As the election race closes to less than forty hours before Election Day, all kinds of stories have come out. ‘Inside’ stories about Romney preparing for a loss, Obama planning to move to Hawaii next year because he knows he’s done, so-called experts and gurus who promise perfect knowledge of what will happen … there’s no shortage of noise and media flatulence. While I have my own ideas about what will happen, I don’t pretend to know it for a fact, and frankly I don’t respect anyone who pretend that they have such knowledge. However the voters think, however early voting went, the race itself will be decided Tuesday by the actual votes. That’s because opinion polls are not actual votes, and however important early voting is, no one has ever had so commanding a lead in early voting that the Election Day was not necessary. Nate Silver is lying to you, and so is Karl Rove. It’s what they are paid to do, actually, but you should keep in mind that spin is pervasive in the media, including a lot of people pretending they are objective reporters. The race could be razor-close, it could be decisive, and it’s even possible that President Obama could win the Popular Vote but lose the Electoral Vote, as Gore did in 2000. But I have not been able to work out a way for Mitt Romney to win the Popular Vote without also winning the Electoral Vote.
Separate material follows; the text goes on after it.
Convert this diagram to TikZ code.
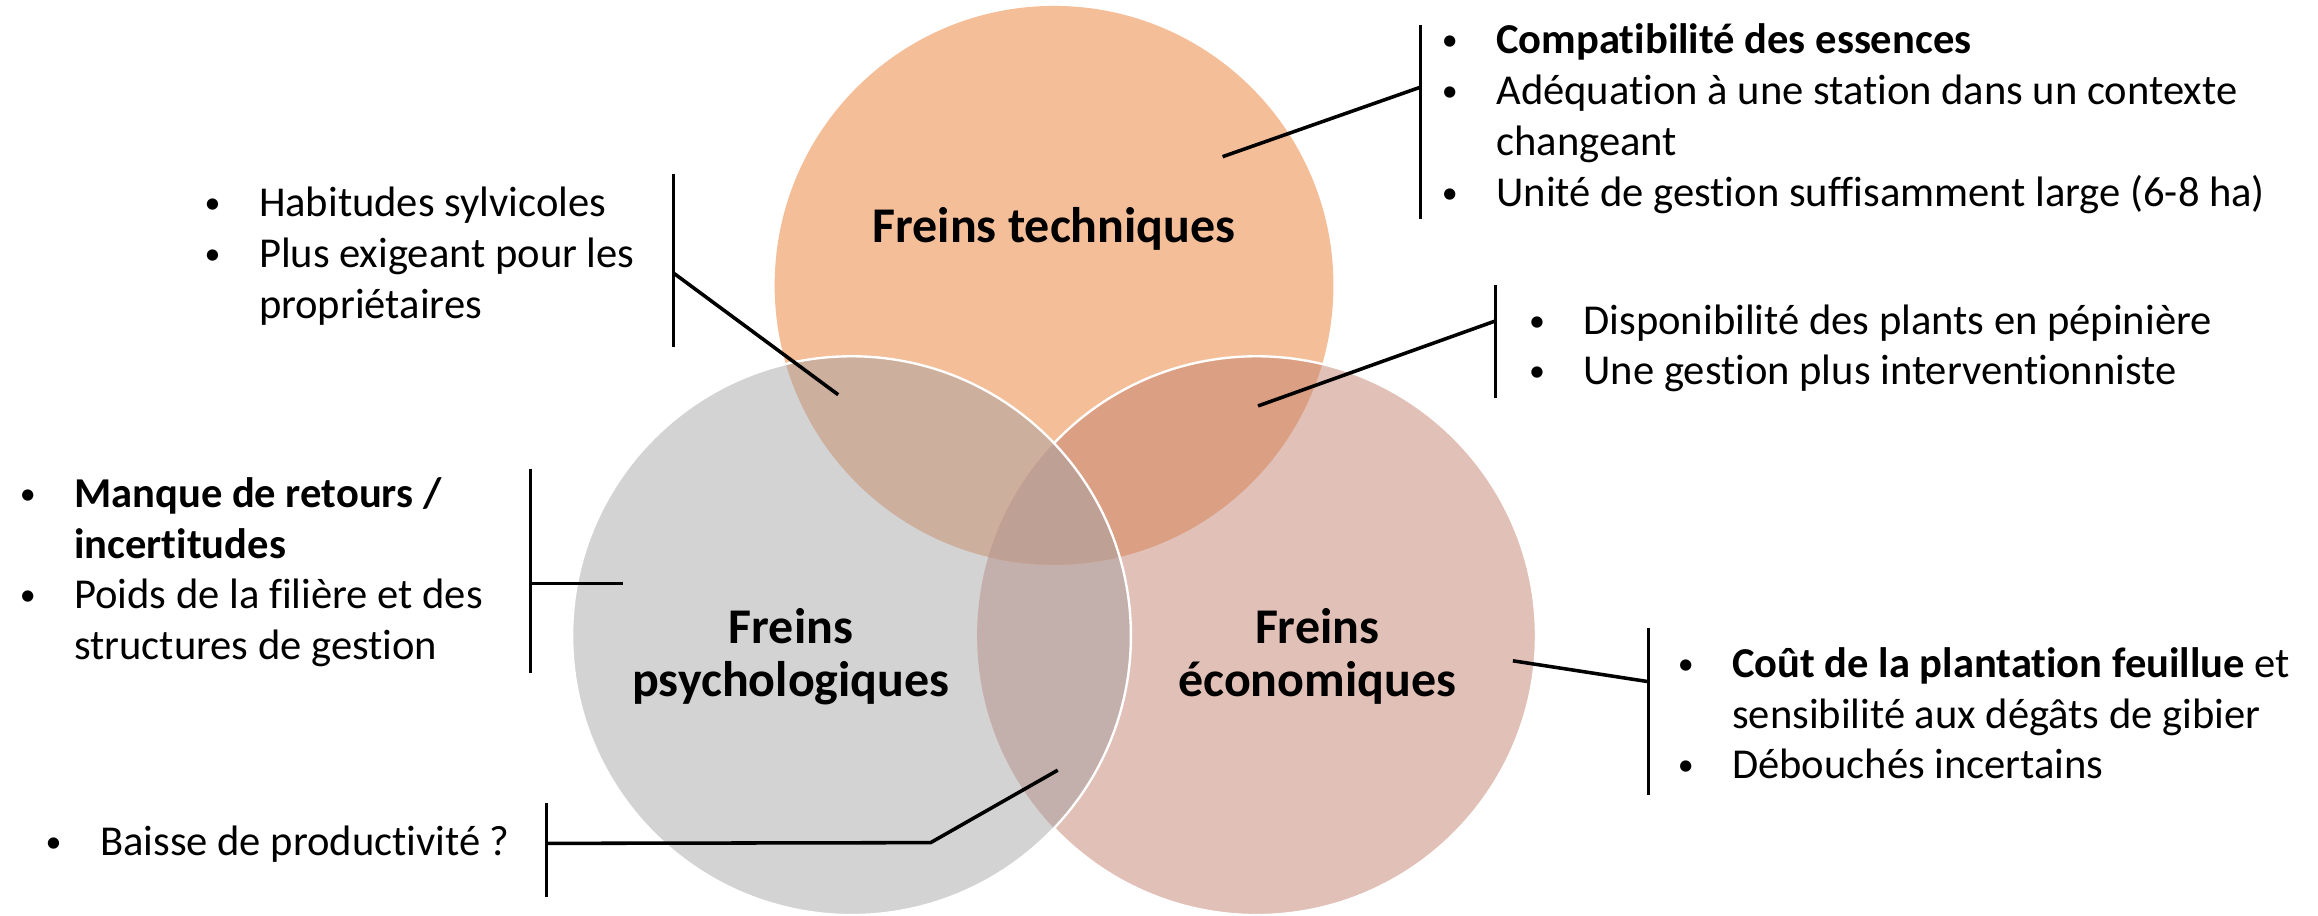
\documentclass[tikz,border=0pt]{standalone}
\usepackage{graphicx}
\usepackage{fontspec}
\setmainfont{Carlito}[Ligatures=NoCommon]
\definecolor{techfill}{HTML}{F4BE98}
\definecolor{psyfill}{HTML}{D3D3D3}
\definecolor{ecofill}{HTML}{E1C0B7}
\definecolor{tpfill}{HTML}{CDAF9E}
\definecolor{tefill}{HTML}{DB9F83}
\definecolor{pefill}{HTML}{C3AFAB}
\definecolor{tpefill}{HTML}{BFA095}
\newcommand{\itm}{\makebox[18.4pt][l]{\raisebox{1pt}{\scalebox{0.75}{\textbullet}}}}
\begin{document}
\begin{tikzpicture}[x=0.5pt, y=-0.5pt,
    disc/.style={circle, minimum size=189pt, inner sep=0pt},
    title/.style={font=\fontsize{16.9}{18}\selectfont\bfseries, align=center, inner sep=0pt},
    items/.style={font=\fontsize{14.4}{17.2}\selectfont, inner sep=0pt, anchor=north west},
    bar/.style={line width=1pt},
    link/.style={line width=1.2pt}]
    \useasboundingbox (0,0) rectangle (1568,619);

    % --- The three discs ---
    \node[disc, fill=techfill] (tech) at (713,193) {};
    \node[disc, fill=psyfill] (psy) at (576,430) {};
    \node[disc, fill=ecofill] (eco) at (850,430) {};

    % --- Overlaps ---
    \begin{scope}
        \clip (psy.center) circle (189);
        \fill[pefill] (eco.center) circle (189);
    \end{scope}
    \begin{scope}
        \clip (tech.center) circle (189);
        \fill[tpfill] (psy.center) circle (189);
        \fill[tefill] (eco.center) circle (189);
        \clip (psy.center) circle (189);
        \fill[tpefill] (eco.center) circle (189);
    \end{scope}

    % --- White rims ---
    \begin{scope}[even odd rule]
        \clip (0,0) rectangle (1568,619) (psy.center) circle (189);
        \draw[white, line width=0.8pt] (eco.center) circle (189);
    \end{scope}
    \draw[white, line width=0.8pt] (psy.center) circle (189);

    % --- Titles ---
    \node[title, anchor=base] (ttech) at (713,164) {Freins techniques};
    \node[title] (tpsy) at (535,444) {Freins\\psychologiques};
    \node[title] (teco) at (891,444) {Freins\\économiques};

    % --- Lists ---
    \node[items] (ltech) at (975,12) {\begin{tabular}{@{}l@{}l@{}}
        \itm & \textbf{Compatibilité des essences}\\
        \itm & Adéquation à une station dans un contexte\\
             & changeant\\
        \itm & Unité de gestion suffisamment large (6-8 ha)
    \end{tabular}};
    \node[items] (ltp) at (138,122) {\begin{tabular}{@{}l@{}l@{}}
        \itm & Habitudes sylvicoles\\
        \itm & Plus exigeant pour les\\
             & propriétaires
    \end{tabular}};
    \node[items] (lte) at (1034,201.5) {\begin{tabular}{@{}l@{}l@{}}
        \itm & Disponibilité des plants en pépinière\\
        \itm & Une gestion plus interventionniste
    \end{tabular}};
    \node[items] (lpsy) at (13,318.6) {\begin{tabular}{@{}l@{}l@{}}
        \itm & \textbf{Manque de retours /}\\
             & \textbf{incertitudes}\\
        \itm & Poids de la filière et des\\
             & structures de gestion
    \end{tabular}};
    \node[items] (lbas) at (30.5,554.3) {\begin{tabular}{@{}l@{}l@{}}
        \itm & Baisse de productivité ?
    \end{tabular}};
    \node[items] (leco) at (1134.5,433.6) {\begin{tabular}{@{}l@{}l@{}}
        \itm & \textbf{Coût de la plantation feuillue} et\\
             & sensibilité aux dégâts de gibier\\
        \itm & Débouchés incertains
    \end{tabular}};

    % --- Brackets ---
    \coordinate (btech1) at (960.8,17);   \coordinate (btech2) at (960.8,148);
    \coordinate (btp1) at (455.3,118);    \coordinate (btp2) at (455.3,235);
    \coordinate (bte1) at (1011.3,193);   \coordinate (bte2) at (1011.3,269);
    \coordinate (bpsy1) at (358.7,317);   \coordinate (bpsy2) at (358.7,455);
    \coordinate (bbas1) at (369.8,543.5); \coordinate (bbas2) at (369.8,606.5);
    \coordinate (beco1) at (1115,425);    \coordinate (beco2) at (1115,538);
    \draw[bar] (btech1) -- (btech2);
    \draw[bar] (btp1) -- (btp2);
    \draw[bar] (bte1) -- (bte2);
    \draw[bar] (bpsy1) -- (bpsy2);
    \draw[bar] (bbas1) -- (bbas2);
    \draw[bar] (beco1) -- (beco2);

    % --- Leaders ---
    \coordinate (ptech) at (827,106);   \coordinate (qtech) at (960.8,59);
    \coordinate (ptp) at (567,267);     \coordinate (qtp) at (455.3,184.5);
    \coordinate (pte) at (851,274.6);   \coordinate (qte) at (1011.3,217.2);
    \coordinate (ppsy) at (421.3,394.6); \coordinate (qpsy) at (358.7,394.6);
    \coordinate (pbas) at (715.5,521);  \coordinate (kbas) at (629.5,570); \coordinate (qbas) at (369.8,570.5);
    \coordinate (peco) at (1023.4,447); \coordinate (qeco) at (1115,461.1);
    \draw[link] (ptech) -- (qtech);
    \draw[link] (ptp) -- (qtp);
    \draw[link] (pte) -- (qte);
    \draw[link] (ppsy) -- (qpsy);
    \draw[link] (pbas) -- (kbas) -- (qbas);
    \draw[link] (peco) -- (qeco);
\end{tikzpicture}
\end{document}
Here’s how that works out:
Obama has a commanding lead by all accounts in polls in five states (54%+ in New York, Illinois, Massachusetts, Connecticut, and Washington). Obama also won handily in D.C., Hawaii, Vermont, Rhode Island, Maryland, Delaware, and Maine, but there are no polls in the last two weeks for those states. If you take the poll support where known (use those RCP average that get such press), and apply 2008 numbers for states without polls, when you plug it all in, Barack Obama ends up leading Romney 48.9% to 46.6%.
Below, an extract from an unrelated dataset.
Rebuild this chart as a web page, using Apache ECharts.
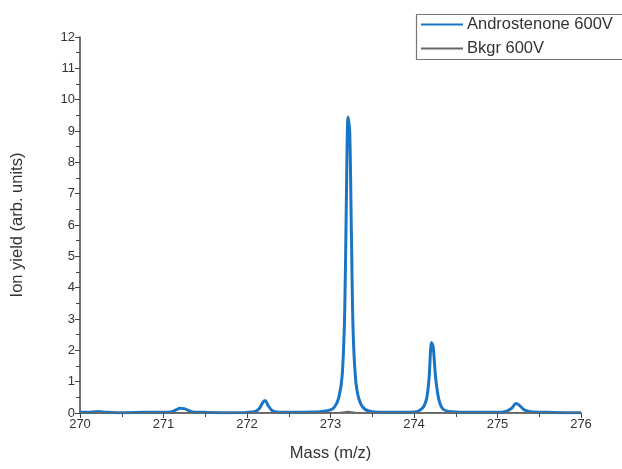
<!DOCTYPE html>
<html>
<head>
<meta charset="utf-8">
<script src="https://cdn.jsdelivr.net/npm/echarts@6/dist/echarts.min.js"></script>
<style>
  html, body { margin: 0; padding: 0; background: #fff; }
  #chart { width: 622px; height: 469px; }
</style>
</head>
<body>
<div id="chart"></div>
<script>
  // mass axis samples (m/z)
  var mass = [
    270.0, 270.1, 270.18, 270.22, 270.27, 270.35, 270.5, 270.8, 271.0, 271.1,
    271.15, 271.2, 271.25, 271.3, 271.35, 271.5, 271.8, 272.0, 272.1, 272.15,
    272.19, 272.22, 272.25, 272.3, 272.35, 272.5, 272.8, 272.9, 273.0, 273.05,
    273.1, 273.14, 273.17, 273.19, 273.21, 273.23, 273.25, 273.27, 273.3, 273.34,
    273.4, 273.5, 273.7, 274.0, 274.1, 274.15, 274.18, 274.21, 274.23, 274.26,
    274.3, 274.35, 274.45, 274.7, 275.0, 275.1, 275.17, 275.22, 275.26, 275.32,
    275.4, 275.6, 275.8, 276.0
  ];

  var andro = [
    0.02, 0.02, 0.04, 0.05, 0.03, 0.02, 0.01, 0.02, 0.02, 0.04,
    0.1, 0.15, 0.14, 0.08, 0.03, 0.02, 0.01, 0.02, 0.05, 0.15,
    0.34, 0.4, 0.25, 0.08, 0.03, 0.02, 0.03, 0.05, 0.1, 0.2,
    0.5, 1.2, 3.2, 6.8, 9.45, 9.0, 5.8, 2.7, 1.1, 0.45,
    0.15, 0.04, 0.02, 0.03, 0.15, 0.45, 1.1, 2.25, 2.1, 1.1,
    0.4, 0.12, 0.04, 0.02, 0.02, 0.05, 0.15, 0.3, 0.25, 0.1,
    0.04, 0.02, 0.01, 0.01
  ];

  var bkgr = [
    0.01, 0.01, 0.01, 0.01, 0.01, 0.01, 0.01, 0.01, 0.01, 0.01,
    0.01, 0.01, 0.01, 0.01, 0.01, 0.01, 0.01, 0.01, 0.01, 0.01,
    0.01, 0.01, 0.01, 0.01, 0.01, 0.01, 0.01, 0.01, 0.01, 0.01,
    0.02, 0.03, 0.04, 0.05, 0.05, 0.05, 0.04, 0.03, 0.02, 0.01,
    0.01, 0.01, 0.01, 0.01, 0.01, 0.01, 0.01, 0.01, 0.01, 0.01,
    0.01, 0.01, 0.01, 0.01, 0.01, 0.01, 0.01, 0.01, 0.01, 0.01,
    0.01, 0.01, 0.01, 0.01
  ];

  var seriesNames = ['Androstenone 600V', 'Bkgr 600V'];
  var seriesColors = ['#1a75c4', '#666'];

  function pairs(xs, ys) {
    return xs.map(function (x, i) { return [x, ys[i]]; });
  }

  var axisColor = '#444';
  var textColor = '#333';
  var font = 'Liberation Sans, Arial, sans-serif';

  var chart = echarts.init(document.getElementById('chart'), null, { renderer: 'canvas' });
  chart.setOption({
    animation: false,
    backgroundColor: '#fff',
    textStyle: { fontFamily: font },
    grid: { left: 80, right: 41, top: 37, bottom: 56 },
    // legend frame runs off the right edge, as in the source figure
    graphic: [{
      type: 'rect',
      left: 414,
      top: 12,
      shape: { width: 240, height: 45 },
      style: { fill: 'none', stroke: '#777', lineWidth: 1.2 }
    }],
    legend: {
      orient: 'vertical',
      left: 421,
      top: 16,
      icon: 'rect',
      itemWidth: 42,
      itemHeight: 2,
      itemGap: 7,
      padding: 0,
      textStyle: { fontSize: 16.5, color: textColor, fontFamily: font, padding: [0, 0, 0, -1] },
      data: seriesNames
    },
    xAxis: {
      type: 'value',
      min: 270,
      max: 276,
      interval: 1,
      name: 'Mass (m/z)',
      nameLocation: 'middle',
      nameGap: 32,
      nameTextStyle: { fontSize: 16.5, color: textColor },
      axisLine: { onZero: false, lineStyle: { color: axisColor, width: 1.5 } },
      axisTick: { show: true, length: 5, lineStyle: { color: axisColor } },
      minorTick: { show: true, splitNumber: 2, length: 4, lineStyle: { color: axisColor } },
      axisLabel: { fontSize: 13, color: textColor, margin: 5 },
      splitLine: { show: false }
    },
    yAxis: {
      type: 'value',
      min: 0,
      max: 12,
      interval: 1,
      name: 'Ion yield (arb. units)',
      nameLocation: 'middle',
      nameGap: 54,
      nameTextStyle: { fontSize: 16.5, color: textColor },
      axisLine: { show: true, lineStyle: { color: axisColor, width: 1.5 } },
      axisTick: { show: true, length: 5, lineStyle: { color: axisColor } },
      minorTick: { show: true, splitNumber: 2, length: 4, lineStyle: { color: axisColor } },
      axisLabel: { fontSize: 13, color: textColor, margin: 5 },
      splitLine: { show: false }
    },
    series: [
      {
        name: seriesNames[0],
        type: 'line',
        data: pairs(mass, andro),
        symbol: 'none',
        smooth: 0.3,
        lineStyle: { color: seriesColors[0], width: 3 },
        itemStyle: { color: seriesColors[0] },
        z: 2
      },
      {
        name: seriesNames[1],
        type: 'line',
        data: pairs(mass, bkgr),
        symbol: 'none',
        lineStyle: { color: seriesColors[1], width: 1.2 },
        itemStyle: { color: seriesColors[1] },
        z: 3
      }
    ]
  });
</script>
</body>
</html>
First, notice that no national poll, well no serious poll by professionals, give Romney support numbers that low nationally. And Obama is below those numbers in serious national polls. I don’t think those state polls are kosher, but for here they create a problem for anyone saying Romney would win the PV but lose the EV, because the only way to create that condition would be to add votes for Romney in battleground states … or create ridiculous scenarios, like saying he takes 90% in Texas and 48% in California.
When you add in the necessary votes to give Romney the PV lead, it always creates a condition where he wins the EV as well. The closest scenario I could find, allowed the 3rd party percentages for each state to be copied from 2008, Obama was allowed the poll support and Romney the rest, and I end up with Romney 49.5%, Obama 49.0%, and Romney wins the EV 318-220. I’m not saying that’s how it ends up, but if Romney wins the Popular Vote this year, he wins the Electoral College as well.